Прямые улицы уходят от берега бухты и под прямыми углами пересекают улицы, сбегающие с холмов. Главная из них — Каллье Прогрессо, улица Прогресса. Два-три квартала асфальта. Каменные дома с небольшими садиками. На солнцепеке отдыхает многосильный американский линкольн. В школе имени какого-то падре только что кончились занятия, и ребятишки бегут шумной толпой на улицу. Перед зданием церкви ватага замедляет шаг. Ребята крестятся на распятие и бегут дальше, растекаясь по улочкам и переулкам. У церкви пустынно. Маленький клочок бумаги — расписание богослужений. Какая-то женщина в черном выходит из узких дверей, крестится и семенит к рынку. Асфальт кончается, и Каллье Прогрессо превращается в ухабистую пыльную дорогу, которая подымается в гору среди унылых обшарпанных лачуг. Улица пустынна. Только иногда вздрогнет занавеска и кто-то проводит нас любопытным взглядом. Улица поднимается выше и постепенно теряется на склоне холма, среди странных жилищ. Они вырыты в склоне холма, вокруг входа невысокие стенки из камня. Над ними навес. Видимо, эти пристройки играют роль передних. Около «дома» под кактусами стоит запряженный в повозку ослик. На повозке вязанки сахарного тростника. Мужчины молча сгружают их, относят во дворик.

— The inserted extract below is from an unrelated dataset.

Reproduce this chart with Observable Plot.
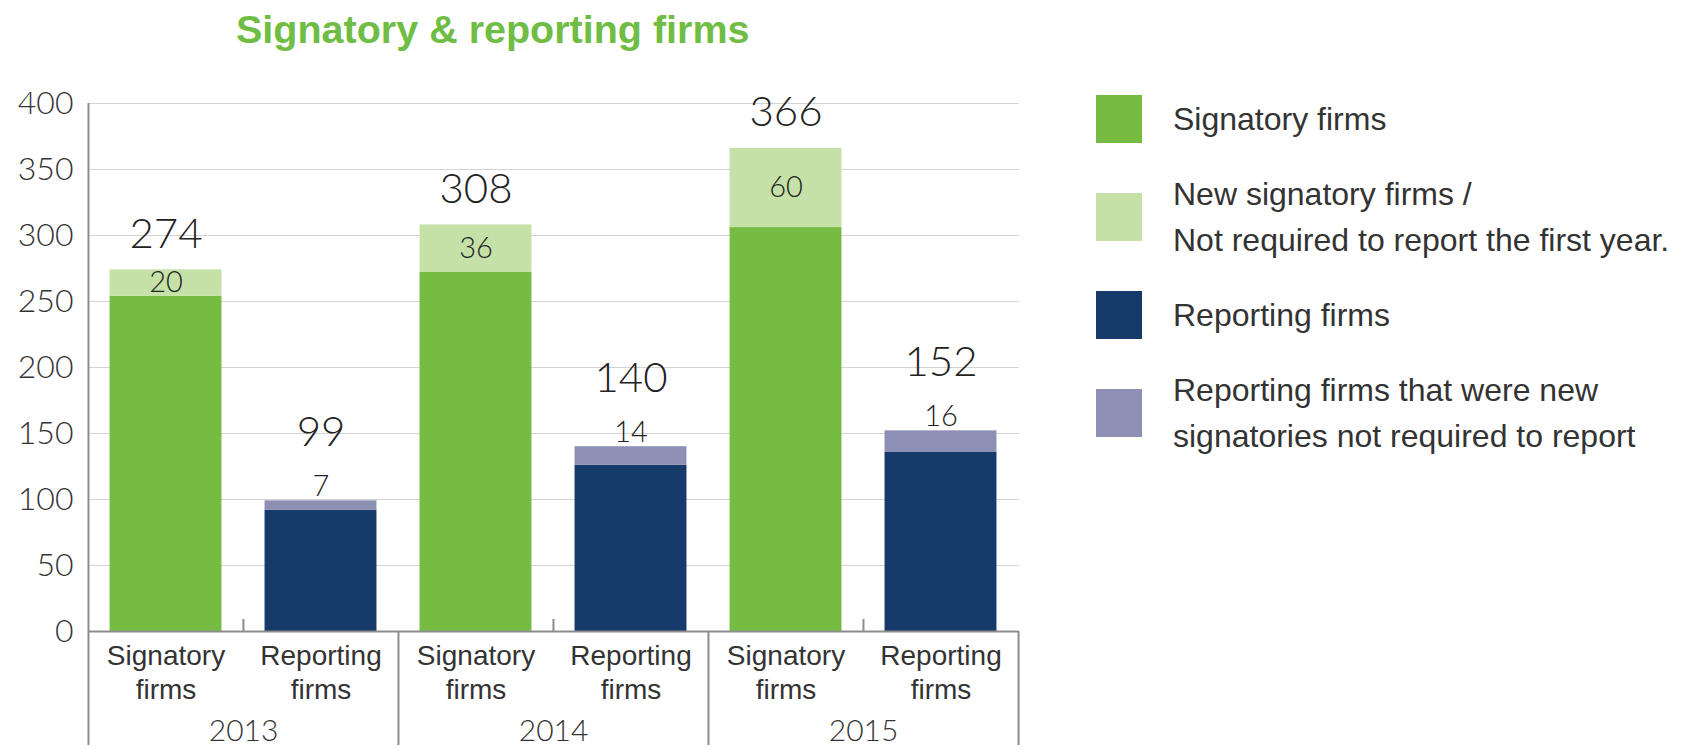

…Траттория «Каса модерна» стоит напротив «Карта бланка». Она мало чем отличается от своего собрата. Тот же каменный пол, те же железные столики и проигрыватель-автомат. Только расположена она на пол-этажа выше, поэтому имеет небольшой балкончик под навесом, откуда хорошо видно всю базарную площадь, киоски и перекресток двух улиц. Мы, единственные посетители, занимаем столик на балконе. У нас над головой висит клетка огромного зеленого попугая, который что-то кричит и ошалело вертит глазами.
Официантка, девочка лет четырнадцати, с детской улыбкой на смуглом лице, не может равнодушно смотреть на иностранцев, да еще из такой далекой страны. Ей все время хочется прыснуть, и она прячет Лицо в подол ситцевого передника. Мы роемся в разговорнике и просим принести пива. Потом мы находим самую нужную фразу, какая только есть в разговорнике: «Можете вы нам принести какое-нибудь национальное блюдо?» Я даже вспотел, пока прочел все это по-испански. Девочка весело засмеялась. Она ничего не поняла и позвала хозяйку. Вместе они прочли фразу.
— Си, сеньор, — сказала хозяйка.
— Это будет мясное блюдо? — блеснул я еще раз эрудицией разговорника.
— Си, сеньор! Уно моменто! — сказала женщина, а девушка снова закатилась веселым смехом и спрятала лицо в передник.
— Карта бланка! — неожиданно выкрикнул попугай и стал скороговоркой произносить испанские слова. Я встал и сказал ему несколько слов по-русски. Он округлил глаза, попятился в угол клетки и снова выкрикнул: «Карта бланка!»
А в трех шагах от нас текла пропаленная солнцем мексиканская улица. Наш знакомый все еще хлопотал вокруг плаката с изображением человеческих внутренностей. На углу показался индеец в широкополой соломенной шляпе. Он тащил перевязанные веревкой длинные брикеты льда. Лед слезился от жары, и на асфальте тротуара капли оставляли черные точки. С тремя чучелами крокодилов прошел торговец сувениров. Вчера, приняв нас за американцев, он требовал за полуметрового каймана десять долларов. А потом убеждал купить оправленные в серебро зубы аллигатора. Всего два доллара, но зато какой талисман!
Мы пообедали и посидели в траттории еще с полчаса, чтоб прийти в себя от обжигающего огня проперченных блюд. Попугай выкрикивал рекламные фразы, а девушка время от времени прыскала, прикрывая лицо фартуком.
А спустя час мы уже выбрали якорь и отдали швартовы. «Заря» медленно пробралась через узкий проход в первую искусственную гавань и вышла в океан. Вскоре очертания мексиканских берегов растаяли в дымке. Казалось, что вместе с ними навсегда сотрется в памяти этот заход и воспоминания о крошечном городке на самом юге страны. Не такой мы ожидали увидеть Мексику.